4.7 KiB
Index content using Transform Service.
Date: 09/04/2019
Status
proposed
Context
The ability to search on content requires a content extraction process. This relies on repo getting the document, passing it through image magick and finally using Tika to extract the text. This process does not scale as the embedded transformation is unable to cope with large volumes or large documents.
In order to scale this work, it is now off loaded to the Transform Service, which can be scaled to cope with the demand. This method of extracting the content is not integrated with Search Services and as a result any content transformed by the Transform Service is not searchable.
The following are the suggested approaches to indexing with Transform Service:
-
Refactor the current V0 API (in use by Search Services) to make use of RenditionService2.
-
Search Service to use the get rendition V1 Public API.
-
New content tracker that consumes content based on events.
-
Introduce a new microservice that sits between Solr and the transformation service. The content is off loaded to a transformation service and the microservice stores the content for Solr to ingest.
Decision
Based on the group discussion and design reviews, we have agreed to go with the event-based content tracker. In this design the Search Services will place a request in the message queue for the Repo to consume. The message will contain the NodeId and Solr identifier (name of the instance or Solr shard). Once the message is consumed by Repo it will start the process to obtain the text for the content. When the content is ready an event will be placed in the queue for Search Services to consume.
The new content tracker will asynchronously monitor the queue and consume the message. The message we expect to see in the queue will consist of an identifier, status and a url. The status of the event can be used for handling errors. The handling of such errors prompting an abort or retry will be finalised during user story creation. On a successful completion the new content tracker will use the url to obtain the content and retrieve the text for indexing.
The benefits of this solution gives ability to index content asynchronously. Unlike the current way which is based on a synchronous calls to Repo using HTTP. This solution allows Alfresco to scale the transformation and adds the ability to index more content.
The other options have been considered but did not full fill the requirements. Using either V0 and V1 API with RenditionService2 was rejected as it would store additional nodes with the text in the Repo. This adds a storage overhead and duplicates the text across the systems.
Using V1 API requires an authentication for SearchServices, which we do not have. There is currently no way for a system to call the V1 API with out creating a new user. Creating a new user to represent the system is not the correct way to integrate systems and services.
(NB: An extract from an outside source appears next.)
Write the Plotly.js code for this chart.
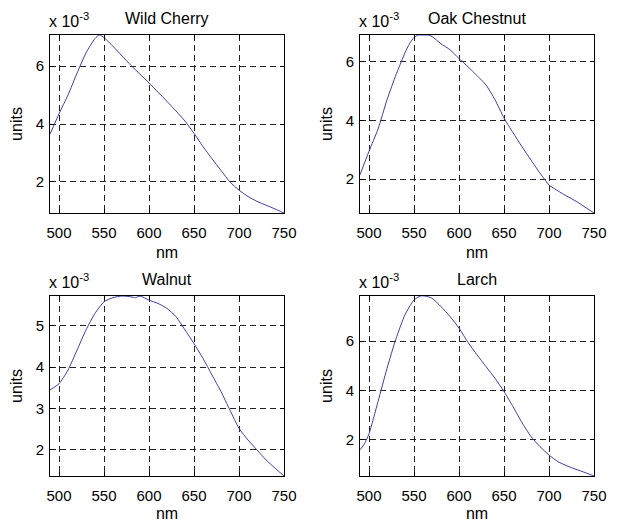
<!DOCTYPE html>
<html>
<head>
<meta charset="utf-8">
<script src="https://cdn.plot.ly/plotly-3.0.1.min.js"></script>
<style>html,body{margin:0;padding:0;background:#fff;}#chart{width:621px;height:522px;}</style>
</head>
<body>
<div id="chart"></div>
<script>
// Wavelength samples (nm) and spectra (units x 10^-3)
const cherryNm = [490,500,510,520,530,540,545,550,560,570,580,590,600,610,620,630,640,650,660,670,680,690,700,710,720,730,740,750];
const cherryVal = [3.65,4.35,5.0,5.75,6.45,6.95,7.07,6.98,6.68,6.35,6.02,5.72,5.42,5.1,4.78,4.45,4.1,3.68,3.22,2.8,2.4,2.0,1.72,1.5,1.33,1.2,1.07,0.93];

const oakNm = [490,500,510,520,530,536,540,545,550,555,560,565,570,580,590,600,610,620,630,640,650,660,670,680,690,695,700,710,720,730,740,750];
const oakVal = [2.15,2.95,3.7,4.7,5.55,6.0,6.3,6.6,6.82,6.9,6.9,6.9,6.85,6.6,6.4,6.1,5.82,5.52,5.2,4.7,4.08,3.58,3.1,2.65,2.2,2.0,1.8,1.6,1.42,1.25,1.05,0.85];

const walnutNm = [490,500,510,520,530,540,550,560,570,580,585,590,600,610,620,630,640,650,660,670,680,690,700,710,720,730,740,750];
const walnutVal = [3.45,3.6,3.93,4.41,4.9,5.3,5.58,5.68,5.72,5.7,5.68,5.72,5.62,5.54,5.42,5.22,4.9,4.57,4.21,3.81,3.41,2.96,2.52,2.24,2.0,1.76,1.56,1.37];

const larchNm = [490,495,500,510,520,530,540,550,557,562,570,580,590,600,610,620,630,640,650,660,670,680,690,700,710,720,730,740,750];
const larchVal = [1.6,1.85,2.25,3.55,4.9,6.1,7.07,7.67,7.83,7.83,7.74,7.4,7.0,6.53,5.95,5.45,4.97,4.5,3.96,3.35,2.7,2.14,1.73,1.39,1.12,0.95,0.81,0.68,0.54];

const titles = ["Wild Cherry","Oak Chestnut","Walnut","Larch"];
const scaleNotes = ["x 10<sup>-3</sup>","x 10<sup>-3</sup>","x 10<sup>-3</sup>","x 10<sup>-3</sup>"];
const xTicks = [500,550,600,650,700,750];
const yTicksList = [[2,4,6],[2,4,6],[2,3,4,5],[2,4,6]];
const xRange = [490,750];
const yRanges = [[0.93,7.07],[0.85,6.9],[1.37,5.72],[0.54,7.83]];
const xLabel = "nm";
const yLabel = "units";

const series = [[cherryNm,cherryVal],[oakNm,oakVal],[walnutNm,walnutVal],[larchNm,larchVal]];

const W = 621, H = 522;
const boxes = [
  {l:50,r:284,t:35,b:213},
  {l:360,r:594,t:35,b:213},
  {l:50,r:284,t:296,b:476},
  {l:360,r:594,t:296,b:476}
];
const FONT = "Liberation Sans, Arial, Helvetica, sans-serif";

const data = [];
const layout = {
  width: W, height: H,
  margin: {l:0,r:0,t:0,b:0},
  paper_bgcolor: "#ffffff",
  plot_bgcolor: "#ffffff",
  showlegend: false,
  font: {family: FONT, size: 15, color: "#000"},
  annotations: []
};

series.forEach((s, i) => {
  const n = i + 1;
  const xa = n === 1 ? "x" : "x" + n;
  const ya = n === 1 ? "y" : "y" + n;
  data.push({
    x: s[0], y: s[1], type: "scatter", mode: "lines",
    xaxis: xa, yaxis: ya,
    line: {color: "#3d3da6", width: 1, shape: "spline", smoothing: 0.6}
  });
  const b = boxes[i];
  const common = {
    showline: true, linecolor: "#000", linewidth: 1, mirror: "ticks",
    ticks: "inside", ticklen: 4, tickcolor: "#000", tickwidth: 1,
    showgrid: true, gridcolor: "#222", gridwidth: 1, griddash: "6px,4px",
    zeroline: false, fixedrange: true,
    tickfont: {family: FONT, size: 15, color: "#000"}
  };
  layout["xaxis" + (n === 1 ? "" : n)] = Object.assign({}, common, {
    domain: [b.l / W, b.r / W],
    anchor: ya,
    range: xRange, tickvals: xTicks, ticktext: xTicks.map(String),
    ticklabelstandoff: 6,
    title: {text: xLabel, font: {family: FONT, size: 16, color: "#000"}, standoff: 6}
  });
  layout["yaxis" + (n === 1 ? "" : n)] = Object.assign({}, common, {
    domain: [1 - b.b / H, 1 - b.t / H],
    anchor: xa,
    range: yRanges[i], tickvals: yTicksList[i], ticktext: yTicksList[i].map(String),
    ticklabelstandoff: 2,
    title: {text: yLabel, font: {family: FONT, size: 16, color: "#000"}, standoff: 9}
  });
  layout.annotations.push({
    text: titles[i], showarrow: false,
    xref: xa + " domain", yref: ya + " domain",
    x: 0.5, y: 1, xanchor: "center", yanchor: "bottom", yshift: 6,
    font: {family: FONT, size: 16, color: "#000"}
  });
  layout.annotations.push({
    text: scaleNotes[i], showarrow: false,
    xref: xa + " domain", yref: ya + " domain",
    x: 0, y: 1, xanchor: "left", yanchor: "bottom", yshift: 3, xshift: -3,
    font: {family: FONT, size: 16, color: "#000"}
  });
});

Plotly.newPlot("chart", data, layout, {staticPlot: true, displayModeBar: false});
</script>
</body>
</html>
Creating a microservice for the content tracker adds complexity which adds little benefit as part of this delivery. There are benefits for making the trackers into a microservice but this would require a significant amount of work. The deployment of Search Services will become complicated as we would have to deploy SearchServices and a micorservice for the ContentTracker.
Adding a new content tracker based on a message queue is the preferred solution as this provides the benefits of using the Transform Service. The existing content tacker will remain so that it will work with the community. Having the ability to configure the preferred content tracker, provides a solution to both community and enterprise.
Consequences
This solution addresses the ability to index content asynchronously and will address the known bottle necks however we may discover new problem areas such as the message queue. We recommend doing benchmark tests to validate the claim and observe the behaviour. It is worth mentioning the latency introduced is unavoidable, due to the extra calls when using the Transform Service.
The ability to run this in enterprise or community would require the correct release version of Alfresco with the above change along with SearchServices. SearchServices will still be able to run against older versions of Alfresco but to make use of the asynchronous capability it will require a new release of Repo.
This design signifies a change in behaviour, the ContentTracker will be deprecated but will remain in Search Services to allow an upgrade path for existing customers. Once we remove the ContentTracker there won’t be an option but to use the async content tracker that relies on a message queue.